Мегрэ показалось, что он начинает понимать.
— Заключение было неблагоприятным?
— Подождите. Когда премьер-министр рассказывал мне об этом деле, он уже отдал распоряжение о розыске отчета в парламентских архивах. Само собой разумеется, что этот отчет должны были обнаружить в бумагах комиссии. Но, как выяснилось, там не нашли не только самого отчета, но исчезла также часть протоколов. Вы понимаете, что это значит?
— Что кое-кто заинтересован, чтобы он не был опубликован.
— Прочтите вот это.
Это была еще одна заметка из «Молвы», тоже короткая, но не менее угрожающая.
«Настолько ли могуществен Артюр Нику, чтобы помешать отчету Калама увидеть свет?»
Мегрэ слышал это имя, как и сотни других. Он часто встречал название фирмы «Нику и Совгрен», когда речь шла о строительстве — дорог, мостов или плотин.
— Постройкой Клерфона занималась фирма «Нику и Совгрен»?
Мегрэ начинал жалеть о том, что пришел сюда. Он испытывал к Огюсту Пуану естественную симпатию, но история, которую он услышал, была ему неприятна так же, как если бы при нем женщине рассказывали неприличный анекдот.
Мегрэ пытался догадаться, какую роль Пуан мог играть в этой трагедии, стоившей жизни ста двадцати восьми детям. Еще немного, и он напрямик задал бы вопрос: «Какова ваша роль в этом деле?»
— Он догадывался, что за люди были причастны к этому. Политические деятели. Притом высокопоставленные.
— Я постараюсь поскорее закончить рассказ. Премьер-министр попросил меня предпринять тщательные поиски в архивах моего министерства. Ведь Национальная школа дорог и мостов подчиняется непосредственно министерству общественных работ. Очевидно, у нас где-то должна была, храниться хотя бы одна копия отчета Калама.
Снова прозвучали сакраментальные слова «отчет Калама».
— И вы ничего не нашли?
— Ничего. Совершенно напрасно были перерыты, даже на чердаках, тонны пыльных бумаг.
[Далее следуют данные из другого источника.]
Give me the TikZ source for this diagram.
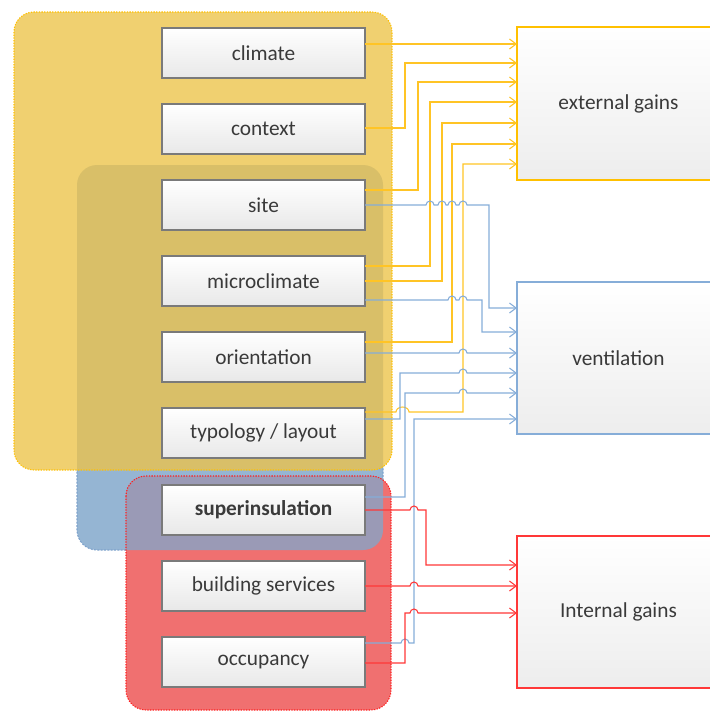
\documentclass[tikz,border=0pt]{standalone}
\usepackage{fontspec}
\setmainfont{Carlito}
\usetikzlibrary{arrows.meta,shadows}

\definecolor{grpyellow}{HTML}{F0D070}
\definecolor{grpolive}{HTML}{D9BF68}
\definecolor{grpblue}{HTML}{95B5D3}
\definecolor{grppurple}{HTML}{9A9AB6}
\definecolor{grpred}{HTML}{F07070}
\definecolor{edgeyellow}{HTML}{FFC000}
\definecolor{edgeblue}{HTML}{7FA3CC}
\definecolor{edgered}{HTML}{FF2020}
\definecolor{lnyellow}{HTML}{FFC425}
\definecolor{lnblue}{HTML}{86ADD8}
\definecolor{lnred}{HTML}{FF3838}
\definecolor{boxedge}{HTML}{7A7A7A}
\definecolor{txt}{HTML}{3A3A3A}

\tikzset{
  lbox/.style={draw=boxedge, line width=1pt, top color=white, bottom color=black!9,
    minimum width=152.25pt, minimum height=37.5pt, inner sep=0pt, outer sep=0pt,
    text=txt, font=\fontsize{16}{19}\selectfont,
    drop shadow={shadow xshift=0.7pt, shadow yshift=-0.7pt, opacity=0.3}},
  rbox/.style={line width=0.9pt, top color=white, bottom color=black!7,
    minimum width=152.25pt, minimum height=114pt, inner sep=0pt, outer sep=0pt,
    text=txt, font=\fontsize{16}{19}\selectfont},
  link/.style={line width=0.8pt, -{Straight Barb[length=5pt,width=7.5pt]}},
  yl/.style={link, draw=lnyellow},
  bl/.style={link, draw=lnblue},
  rl/.style={link, draw=lnred},
  grp/.style={rounded corners=15pt},
}
% line jumps over a crossing connector
\newcommand\linkhop[2]{-- ({#1-4},#2) arc[start angle=180,end angle=360,x radius=4,y radius=4]}
\newcommand\widehop[2]{-- ({#1-6.5},#2) arc[start angle=180,end angle=360,x radius=6.5,y radius=5]}

\begin{document}
\begin{tikzpicture}[x=0.75pt,y=-0.75pt]
\path[use as bounding box] (0,0) rectangle (710,711);
\clip (0,0) rectangle (710,711);

% group backgrounds
\fill[grp, grpblue] (77,165) rectangle (383,550);
\draw[grp, edgeblue, line width=0.8pt, dash pattern=on 1.5pt off 1pt] (77,165) rectangle (383,550);
\fill[grp, grpyellow] (14,12) rectangle (392,470);
\begin{scope}
  \clip[grp] (14,12) rectangle (392,470);
  \fill[grp, grpolive] (77,165) rectangle (383,550);
\end{scope}
\draw[grp, edgeyellow, line width=0.8pt, dash pattern=on 1pt off 1pt] (14,12) rectangle (392,470);
\fill[grp, grpred] (126,476) rectangle (391,710);
\begin{scope}
  \clip[grp] (77,165) rectangle (383,550);
  \fill[grp, grppurple] (126,476) rectangle (391,710);
\end{scope}
\draw[grp, edgered, line width=0.8pt, dash pattern=on 1pt off 1pt] (126,476) rectangle (391,710);

% factors
\node[lbox] (climate) at (263.5,53) {climate};
\node[lbox] (context) at (263.5,129) {context};
\node[lbox] (site) at (263.5,205) {site};
\node[lbox] (micro) at (263.5,281) {microclimate};
\node[lbox] (orient) at (263.5,357) {orientation};
\node[lbox] (typo) at (263.5,433) {typology / layout};
\node[lbox, font=\fontsize{16}{19}\selectfont\bfseries] (superins) at (263.5,510) {superinsulation};
\node[lbox] (bserv) at (263.5,586) {building services};
\node[lbox] (occup) at (263.5,662) {occupancy};

% effects
\node[rbox, draw=edgeyellow, minimum height=114.75pt] (ext) at (618.5,103.5) {external gains};
\node[rbox, draw=lnblue] (vent) at (618.5,358) {ventilation};
\node[rbox, draw=lnred] (intg) at (618.5,612) {Internal gains};

% external gains
\draw[yl] (climate.east |- 0,44) -- (ext.west |- 0,44);
\draw[yl] (context.east |- 0,128) -| (405,63) -- (ext.west |- 0,63);
\draw[yl] (site.east |- 0,190) -| (418,82) -- (ext.west |- 0,82);
\draw[yl] (micro.east |- 0,266) -| (430,102) -- (ext.west |- 0,102);
\draw[yl] (micro.east |- 0,281) -| (442,123) -- (ext.west |- 0,123);
\draw[yl] (orient.east |- 0,342) -| (452,144) -- (ext.west |- 0,144);
\draw[yl] (typo.east |- 0,412) \widehop{402.5}{412} -| (463,164) -- (ext.west |- 0,164);

% ventilation
\draw[bl] (site.east |- 0,205) \linkhop{430}{205} \linkhop{442}{205} \linkhop{452}{205} \linkhop{463}{205} -| (489,308) -- (vent.west |- 0,308);
\draw[bl] (micro.east |- 0,300) \linkhop{452}{300} \linkhop{463}{300} -| (482,332) -- (vent.west |- 0,332);
\draw[bl] (orient.east |- 0,353) \linkhop{463}{353} -- (vent.west |- 0,353);
\draw[bl] (typo.east |- 0,419) -| (400,373) \linkhop{463}{373} -- (vent.west |- 0,373);
\draw[bl] (superins.east |- 0,497) -| (405,393) \linkhop{463}{393} -- (vent.west |- 0,393);
\draw[bl] (occup.east |- 0,643) \linkhop{405}{643} -| (414,419) -- (vent.west |- 0,419);

% internal gains
\draw[rl] (superins.east |- 0,510) \linkhop{414}{510} -| (426,565) -- (intg.west |- 0,565);
\draw[rl] (bserv.east |- 0,586) \linkhop{414}{586} -- (intg.west |- 0,586);
\draw[rl] (occup.east |- 0,663) -| (405,613) \linkhop{414}{613} -- (intg.west |- 0,613);
\end{tikzpicture}
\end{document}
Мегрэ почувствовал себя неуютно и заерзал в кресле. Это не укрылось от его собеседника.
— Вы не любите политику?
— Да, не люблю.
— Я тоже. Как ни странно это звучит, но двенадцать лет назад я выставил свою кандидатуру на выборах, чтобы бороться против такой грязной политики. И когда три месяца назад мне предложили портфель министра, я дал себя уговорить с единственной надеждой внести немного чистоты и порядочности в общественные дела. Мы, моя жена и я, — простые люди. Вы видите, какую квартиру мы занимаем во время сессий парламента. Это больше похоже на пристанище холостяка. Моя жена могла бы остаться в Ла-Рош-Сюр-Йон, где у нас свой дом, но мы не привыкли жить отдельно.